> _Exercise materials_
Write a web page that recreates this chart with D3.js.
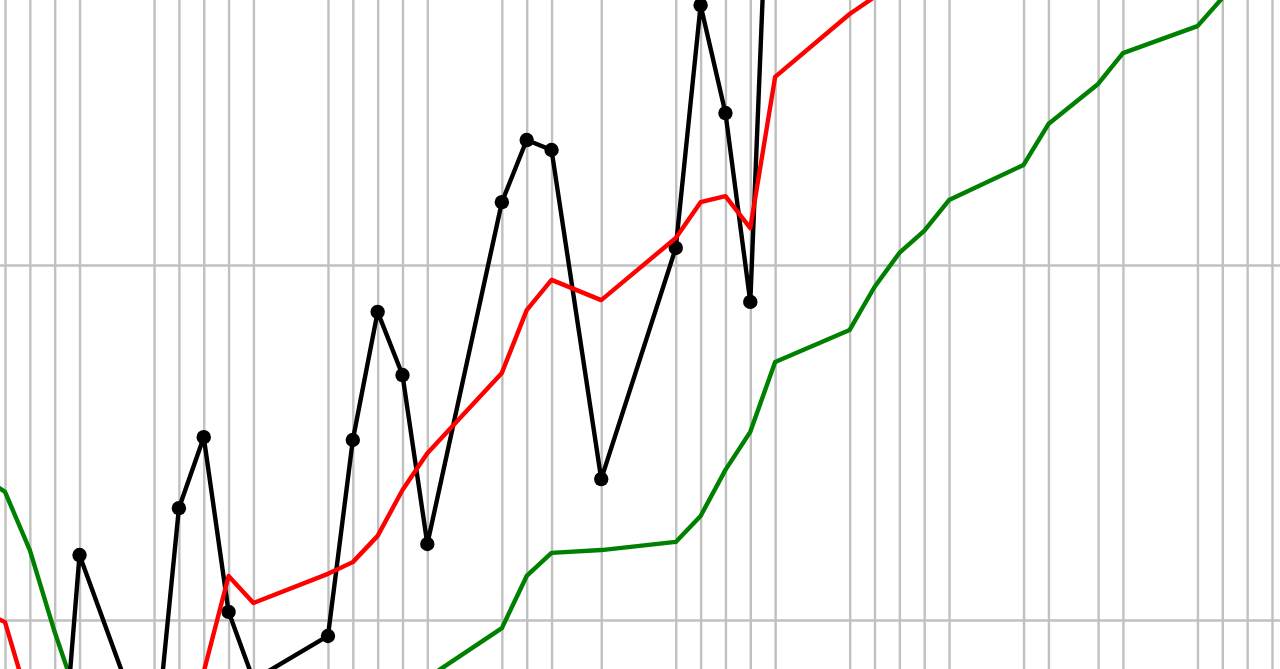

---

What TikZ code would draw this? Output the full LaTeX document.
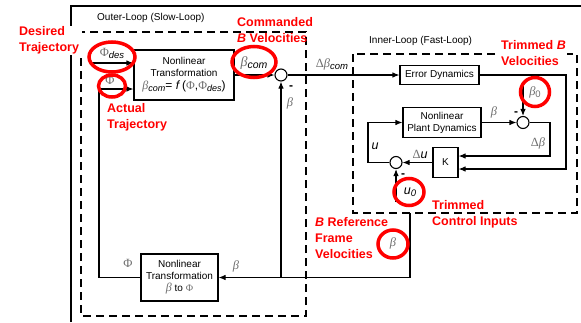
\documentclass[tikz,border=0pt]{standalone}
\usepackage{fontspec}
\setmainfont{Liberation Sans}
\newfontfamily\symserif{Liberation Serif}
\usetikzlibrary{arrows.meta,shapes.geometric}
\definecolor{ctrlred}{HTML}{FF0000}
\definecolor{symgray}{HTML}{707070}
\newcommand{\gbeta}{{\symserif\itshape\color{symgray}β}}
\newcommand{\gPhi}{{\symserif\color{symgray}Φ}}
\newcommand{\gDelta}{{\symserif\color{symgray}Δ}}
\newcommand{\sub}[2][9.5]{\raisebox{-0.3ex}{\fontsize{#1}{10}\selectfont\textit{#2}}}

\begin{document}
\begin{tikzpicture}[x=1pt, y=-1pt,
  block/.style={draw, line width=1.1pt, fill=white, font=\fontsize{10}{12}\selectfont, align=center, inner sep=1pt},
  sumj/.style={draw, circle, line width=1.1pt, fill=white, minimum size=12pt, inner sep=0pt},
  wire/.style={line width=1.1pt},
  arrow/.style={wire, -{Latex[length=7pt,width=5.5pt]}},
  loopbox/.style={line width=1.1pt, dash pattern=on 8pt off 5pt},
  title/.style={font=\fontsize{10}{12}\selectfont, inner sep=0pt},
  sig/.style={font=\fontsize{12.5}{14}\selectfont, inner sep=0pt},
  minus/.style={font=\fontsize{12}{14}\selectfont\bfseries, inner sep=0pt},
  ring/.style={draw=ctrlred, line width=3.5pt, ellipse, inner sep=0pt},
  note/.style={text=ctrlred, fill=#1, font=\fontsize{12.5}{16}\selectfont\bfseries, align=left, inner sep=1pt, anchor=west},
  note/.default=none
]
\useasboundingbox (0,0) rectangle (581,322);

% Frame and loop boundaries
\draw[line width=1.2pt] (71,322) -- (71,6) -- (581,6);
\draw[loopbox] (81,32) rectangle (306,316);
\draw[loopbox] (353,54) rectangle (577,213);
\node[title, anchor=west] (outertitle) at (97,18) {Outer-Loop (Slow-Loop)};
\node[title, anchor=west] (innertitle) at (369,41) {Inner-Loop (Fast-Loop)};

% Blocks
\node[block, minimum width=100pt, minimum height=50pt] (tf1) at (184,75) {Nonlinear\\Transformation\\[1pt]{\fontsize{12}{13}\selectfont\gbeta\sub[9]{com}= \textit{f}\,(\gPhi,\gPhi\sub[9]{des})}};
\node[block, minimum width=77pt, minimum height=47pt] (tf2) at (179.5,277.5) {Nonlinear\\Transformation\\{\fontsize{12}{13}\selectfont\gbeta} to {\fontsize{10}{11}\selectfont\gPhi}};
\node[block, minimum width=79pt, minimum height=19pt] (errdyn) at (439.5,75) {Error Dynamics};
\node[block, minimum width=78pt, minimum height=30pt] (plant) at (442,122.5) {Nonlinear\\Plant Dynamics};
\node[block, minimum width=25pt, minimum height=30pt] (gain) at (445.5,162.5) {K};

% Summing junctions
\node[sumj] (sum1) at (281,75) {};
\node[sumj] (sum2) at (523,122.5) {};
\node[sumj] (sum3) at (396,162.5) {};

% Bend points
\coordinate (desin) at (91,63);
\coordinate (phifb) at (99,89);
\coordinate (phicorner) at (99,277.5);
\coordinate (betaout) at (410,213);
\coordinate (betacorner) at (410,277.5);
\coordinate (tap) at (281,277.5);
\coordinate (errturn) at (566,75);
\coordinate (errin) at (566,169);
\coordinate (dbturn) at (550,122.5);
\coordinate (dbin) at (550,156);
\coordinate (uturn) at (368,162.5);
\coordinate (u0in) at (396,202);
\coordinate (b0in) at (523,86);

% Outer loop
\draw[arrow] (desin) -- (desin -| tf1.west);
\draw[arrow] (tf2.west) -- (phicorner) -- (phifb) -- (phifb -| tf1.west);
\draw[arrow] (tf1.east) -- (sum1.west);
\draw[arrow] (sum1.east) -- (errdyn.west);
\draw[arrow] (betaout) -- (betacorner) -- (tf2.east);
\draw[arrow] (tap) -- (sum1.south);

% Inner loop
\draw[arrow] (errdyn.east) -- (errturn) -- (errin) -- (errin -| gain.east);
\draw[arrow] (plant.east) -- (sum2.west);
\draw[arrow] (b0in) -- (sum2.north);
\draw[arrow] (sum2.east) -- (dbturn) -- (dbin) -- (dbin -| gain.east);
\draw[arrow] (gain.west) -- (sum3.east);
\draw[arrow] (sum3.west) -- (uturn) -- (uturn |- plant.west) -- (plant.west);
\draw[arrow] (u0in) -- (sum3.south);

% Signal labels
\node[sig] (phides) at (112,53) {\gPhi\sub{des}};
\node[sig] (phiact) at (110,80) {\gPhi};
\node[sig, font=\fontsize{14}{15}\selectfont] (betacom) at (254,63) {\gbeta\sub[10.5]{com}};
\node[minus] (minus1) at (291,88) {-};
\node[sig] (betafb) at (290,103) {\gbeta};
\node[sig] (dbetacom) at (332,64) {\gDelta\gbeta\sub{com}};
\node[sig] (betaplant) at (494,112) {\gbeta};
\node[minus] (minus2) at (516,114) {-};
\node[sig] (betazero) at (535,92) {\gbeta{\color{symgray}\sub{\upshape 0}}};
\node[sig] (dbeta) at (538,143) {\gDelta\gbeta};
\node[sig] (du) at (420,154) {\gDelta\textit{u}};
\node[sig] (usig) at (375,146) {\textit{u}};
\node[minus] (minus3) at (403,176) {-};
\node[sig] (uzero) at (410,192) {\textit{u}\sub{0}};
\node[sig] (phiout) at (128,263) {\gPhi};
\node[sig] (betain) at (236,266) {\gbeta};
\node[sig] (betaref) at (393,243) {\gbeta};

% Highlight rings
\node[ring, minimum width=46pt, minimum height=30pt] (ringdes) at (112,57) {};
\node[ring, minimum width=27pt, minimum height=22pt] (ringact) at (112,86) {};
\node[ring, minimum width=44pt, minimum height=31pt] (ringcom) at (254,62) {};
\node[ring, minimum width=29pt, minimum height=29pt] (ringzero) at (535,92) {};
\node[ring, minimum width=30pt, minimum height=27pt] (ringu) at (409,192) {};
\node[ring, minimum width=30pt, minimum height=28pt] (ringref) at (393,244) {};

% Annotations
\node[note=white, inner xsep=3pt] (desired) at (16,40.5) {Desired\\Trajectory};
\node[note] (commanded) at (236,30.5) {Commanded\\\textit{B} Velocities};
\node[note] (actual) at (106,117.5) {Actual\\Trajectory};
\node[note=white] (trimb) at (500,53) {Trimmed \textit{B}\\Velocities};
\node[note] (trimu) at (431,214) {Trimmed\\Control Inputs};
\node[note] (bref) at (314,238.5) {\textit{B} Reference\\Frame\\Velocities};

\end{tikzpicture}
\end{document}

> _Problem to solve_
Copy exactly the part of the material above that opens with the line containing "What TikZ code" and closes with the line containing "anchor=west] (innertitle) at", ends included. Drop the images.

> _Answer to the exercise_
What TikZ code would draw this? Output the full LaTeX document.
\documentclass[tikz,border=0pt]{standalone}
\usepackage{fontspec}
\setmainfont{Liberation Sans}
\newfontfamily\symserif{Liberation Serif}
\usetikzlibrary{arrows.meta,shapes.geometric}
\definecolor{ctrlred}{HTML}{FF0000}
\definecolor{symgray}{HTML}{707070}
\newcommand{\gbeta}{{\symserif\itshape\color{symgray}β}}
\newcommand{\gPhi}{{\symserif\color{symgray}Φ}}
\newcommand{\gDelta}{{\symserif\color{symgray}Δ}}
\newcommand{\sub}[2][9.5]{\raisebox{-0.3ex}{\fontsize{#1}{10}\selectfont\textit{#2}}}

\begin{document}
\begin{tikzpicture}[x=1pt, y=-1pt,
  block/.style={draw, line width=1.1pt, fill=white, font=\fontsize{10}{12}\selectfont, align=center, inner sep=1pt},
  sumj/.style={draw, circle, line width=1.1pt, fill=white, minimum size=12pt, inner sep=0pt},
  wire/.style={line width=1.1pt},
  arrow/.style={wire, -{Latex[length=7pt,width=5.5pt]}},
  loopbox/.style={line width=1.1pt, dash pattern=on 8pt off 5pt},
  title/.style={font=\fontsize{10}{12}\selectfont, inner sep=0pt},
  sig/.style={font=\fontsize{12.5}{14}\selectfont, inner sep=0pt},
  minus/.style={font=\fontsize{12}{14}\selectfont\bfseries, inner sep=0pt},
  ring/.style={draw=ctrlred, line width=3.5pt, ellipse, inner sep=0pt},
  note/.style={text=ctrlred, fill=#1, font=\fontsize{12.5}{16}\selectfont\bfseries, align=left, inner sep=1pt, anchor=west},
  note/.default=none
]
\useasboundingbox (0,0) rectangle (581,322);

% Frame and loop boundaries
\draw[line width=1.2pt] (71,322) -- (71,6) -- (581,6);
\draw[loopbox] (81,32) rectangle (306,316);
\draw[loopbox] (353,54) rectangle (577,213);
\node[title, anchor=west] (outertitle) at (97,18) {Outer-Loop (Slow-Loop)};
\node[title, anchor=west] (innertitle) at (369,41) {Inner-Loop (Fast-Loop)};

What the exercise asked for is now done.